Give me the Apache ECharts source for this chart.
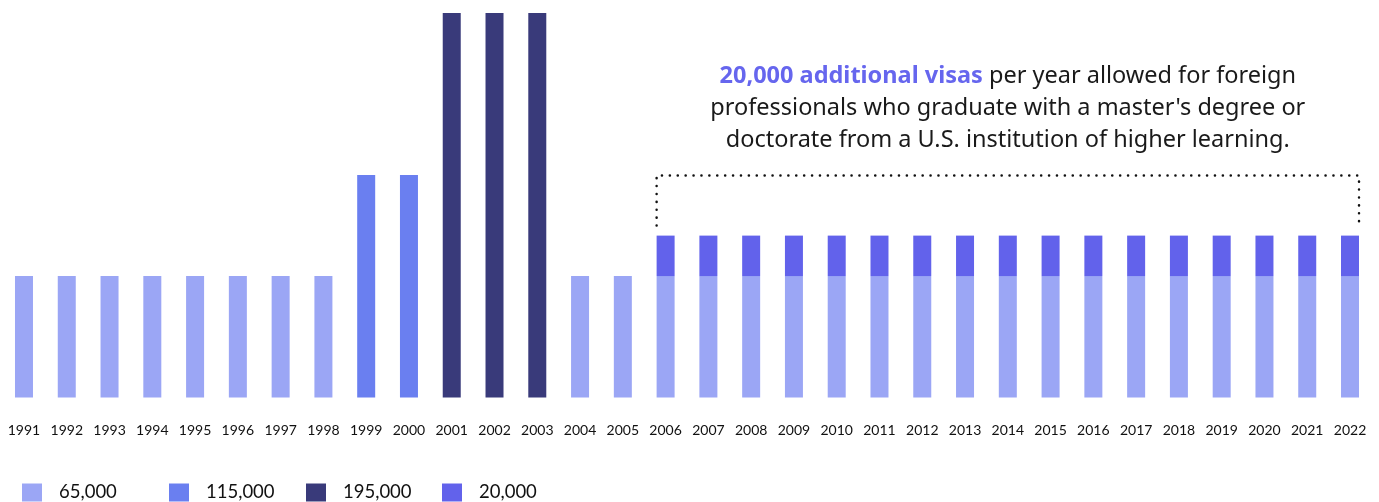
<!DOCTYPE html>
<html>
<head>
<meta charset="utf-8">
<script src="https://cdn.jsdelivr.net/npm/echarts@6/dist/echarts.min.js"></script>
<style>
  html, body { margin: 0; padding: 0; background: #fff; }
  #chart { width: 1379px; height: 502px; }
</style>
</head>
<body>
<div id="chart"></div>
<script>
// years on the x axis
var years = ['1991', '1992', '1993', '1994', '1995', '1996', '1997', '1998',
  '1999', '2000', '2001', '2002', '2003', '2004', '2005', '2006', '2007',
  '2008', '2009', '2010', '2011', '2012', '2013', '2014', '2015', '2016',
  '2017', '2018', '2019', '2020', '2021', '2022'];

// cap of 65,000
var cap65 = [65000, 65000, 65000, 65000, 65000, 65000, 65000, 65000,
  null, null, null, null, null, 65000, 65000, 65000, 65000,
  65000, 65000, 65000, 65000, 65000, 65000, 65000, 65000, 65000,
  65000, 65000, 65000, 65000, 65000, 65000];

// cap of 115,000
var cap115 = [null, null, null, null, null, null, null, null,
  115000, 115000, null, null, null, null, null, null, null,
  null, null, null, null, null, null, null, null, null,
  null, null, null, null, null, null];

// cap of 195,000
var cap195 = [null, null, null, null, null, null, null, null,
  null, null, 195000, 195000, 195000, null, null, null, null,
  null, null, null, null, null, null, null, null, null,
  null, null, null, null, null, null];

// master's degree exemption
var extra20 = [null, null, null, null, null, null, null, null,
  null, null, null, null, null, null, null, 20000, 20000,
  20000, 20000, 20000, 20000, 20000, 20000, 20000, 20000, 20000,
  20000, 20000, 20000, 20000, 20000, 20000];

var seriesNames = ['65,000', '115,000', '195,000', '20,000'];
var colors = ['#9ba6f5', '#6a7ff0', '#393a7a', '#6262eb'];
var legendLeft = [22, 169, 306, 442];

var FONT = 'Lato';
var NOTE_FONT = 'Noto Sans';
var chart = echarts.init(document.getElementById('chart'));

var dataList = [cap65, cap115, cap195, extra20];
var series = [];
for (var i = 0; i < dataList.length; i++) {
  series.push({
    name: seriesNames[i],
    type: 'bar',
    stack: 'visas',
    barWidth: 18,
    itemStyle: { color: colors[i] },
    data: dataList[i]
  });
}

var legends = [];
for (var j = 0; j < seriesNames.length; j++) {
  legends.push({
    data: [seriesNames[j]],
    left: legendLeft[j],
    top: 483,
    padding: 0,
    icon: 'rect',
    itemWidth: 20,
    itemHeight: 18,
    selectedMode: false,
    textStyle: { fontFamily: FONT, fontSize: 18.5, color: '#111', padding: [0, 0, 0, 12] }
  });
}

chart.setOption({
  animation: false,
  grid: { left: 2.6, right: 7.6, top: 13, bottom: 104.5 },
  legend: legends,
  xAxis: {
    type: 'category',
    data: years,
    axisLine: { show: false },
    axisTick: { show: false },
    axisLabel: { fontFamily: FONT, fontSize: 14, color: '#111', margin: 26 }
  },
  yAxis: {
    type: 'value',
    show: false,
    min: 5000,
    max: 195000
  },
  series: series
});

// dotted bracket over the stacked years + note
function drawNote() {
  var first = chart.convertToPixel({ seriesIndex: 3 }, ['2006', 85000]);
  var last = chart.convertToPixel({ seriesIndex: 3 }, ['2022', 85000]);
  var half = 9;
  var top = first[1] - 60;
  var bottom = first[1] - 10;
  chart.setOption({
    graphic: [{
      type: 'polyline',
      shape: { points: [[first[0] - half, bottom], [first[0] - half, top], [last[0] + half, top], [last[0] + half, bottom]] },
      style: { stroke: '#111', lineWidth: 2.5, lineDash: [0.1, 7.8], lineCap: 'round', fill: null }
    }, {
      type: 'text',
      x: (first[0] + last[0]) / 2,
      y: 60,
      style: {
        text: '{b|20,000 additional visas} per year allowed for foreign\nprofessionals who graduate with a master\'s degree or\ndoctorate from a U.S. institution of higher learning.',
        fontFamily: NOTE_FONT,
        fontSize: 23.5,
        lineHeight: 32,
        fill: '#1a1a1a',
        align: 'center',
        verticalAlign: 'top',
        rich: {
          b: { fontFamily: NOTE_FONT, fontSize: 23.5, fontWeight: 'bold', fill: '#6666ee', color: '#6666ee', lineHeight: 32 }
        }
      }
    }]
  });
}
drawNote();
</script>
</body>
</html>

########################################

> Problem to work on: Each line of the material must be retyped exactly, except that images are omitted.

> Answer below:
Give me the Apache ECharts source for this chart.
<!DOCTYPE html>
<html>
<head>
<meta charset="utf-8">
<script src="https://cdn.jsdelivr.net/npm/echarts@6/dist/echarts.min.js"></script>
<style>
  html, body { margin: 0; padding: 0; background: #fff; }
  #chart { width: 1379px; height: 502px; }
</style>
</head>
<body>
<div id="chart"></div>
<script>
// years on the x axis
var years = ['1991', '1992', '1993', '1994', '1995', '1996', '1997', '1998',
  '1999', '2000', '2001', '2002', '2003', '2004', '2005', '2006', '2007',
  '2008', '2009', '2010', '2011', '2012', '2013', '2014', '2015', '2016',
  '2017', '2018', '2019', '2020', '2021', '2022'];

// cap of 65,000
var cap65 = [65000, 65000, 65000, 65000, 65000, 65000, 65000, 65000,
  null, null, null, null, null, 65000, 65000, 65000, 65000,
  65000, 65000, 65000, 65000, 65000, 65000, 65000, 65000, 65000,
  65000, 65000, 65000, 65000, 65000, 65000];

// cap of 115,000
var cap115 = [null, null, null, null, null, null, null, null,
  115000, 115000, null, null, null, null, null, null, null,
  null, null, null, null, null, null, null, null, null,
  null, null, null, null, null, null];

// cap of 195,000
var cap195 = [null, null, null, null, null, null, null, null,
  null, null, 195000, 195000, 195000, null, null, null, null,
  null, null, null, null, null, null, null, null, null,
  null, null, null, null, null, null];

// master's degree exemption
var extra20 = [null, null, null, null, null, null, null, null,
  null, null, null, null, null, null, null, 20000, 20000,
  20000, 20000, 20000, 20000, 20000, 20000, 20000, 20000, 20000,
  20000, 20000, 20000, 20000, 20000, 20000];

var seriesNames = ['65,000', '115,000', '195,000', '20,000'];
var colors = ['#9ba6f5', '#6a7ff0', '#393a7a', '#6262eb'];
var legendLeft = [22, 169, 306, 442];

var FONT = 'Lato';
var NOTE_FONT = 'Noto Sans';
var chart = echarts.init(document.getElementById('chart'));

var dataList = [cap65, cap115, cap195, extra20];
var series = [];
for (var i = 0; i < dataList.length; i++) {
  series.push({
    name: seriesNames[i],
    type: 'bar',
    stack: 'visas',
    barWidth: 18,
    itemStyle: { color: colors[i] },
    data: dataList[i]
  });
}

var legends = [];
for (var j = 0; j < seriesNames.length; j++) {
  legends.push({
    data: [seriesNames[j]],
    left: legendLeft[j],
    top: 483,
    padding: 0,
    icon: 'rect',
    itemWidth: 20,
    itemHeight: 18,
    selectedMode: false,
    textStyle: { fontFamily: FONT, fontSize: 18.5, color: '#111', padding: [0, 0, 0, 12] }
  });
}

chart.setOption({
  animation: false,
  grid: { left: 2.6, right: 7.6, top: 13, bottom: 104.5 },
  legend: legends,
  xAxis: {
    type: 'category',
    data: years,
    axisLine: { show: false },
    axisTick: { show: false },
    axisLabel: { fontFamily: FONT, fontSize: 14, color: '#111', margin: 26 }
  },
  yAxis: {
    type: 'value',
    show: false,
    min: 5000,
    max: 195000
  },
  series: series
});

// dotted bracket over the stacked years + note
function drawNote() {
  var first = chart.convertToPixel({ seriesIndex: 3 }, ['2006', 85000]);
  var last = chart.convertToPixel({ seriesIndex: 3 }, ['2022', 85000]);
  var half = 9;
  var top = first[1] - 60;
  var bottom = first[1] - 10;
  chart.setOption({
    graphic: [{
      type: 'polyline',
      shape: { points: [[first[0] - half, bottom], [first[0] - half, top], [last[0] + half, top], [last[0] + half, bottom]] },
      style: { stroke: '#111', lineWidth: 2.5, lineDash: [0.1, 7.8], lineCap: 'round', fill: null }
    }, {
      type: 'text',
      x: (first[0] + last[0]) / 2,
      y: 60,
      style: {
        text: '{b|20,000 additional visas} per year allowed for foreign\nprofessionals who graduate with a master\'s degree or\ndoctorate from a U.S. institution of higher learning.',
        fontFamily: NOTE_FONT,
        fontSize: 23.5,
        lineHeight: 32,
        fill: '#1a1a1a',
        align: 'center',
        verticalAlign: 'top',
        rich: {
          b: { fontFamily: NOTE_FONT, fontSize: 23.5, fontWeight: 'bold', fill: '#6666ee', color: '#6666ee', lineHeight: 32 }
        }
      }
    }]
  });
}
drawNote();
</script>
</body>
</html>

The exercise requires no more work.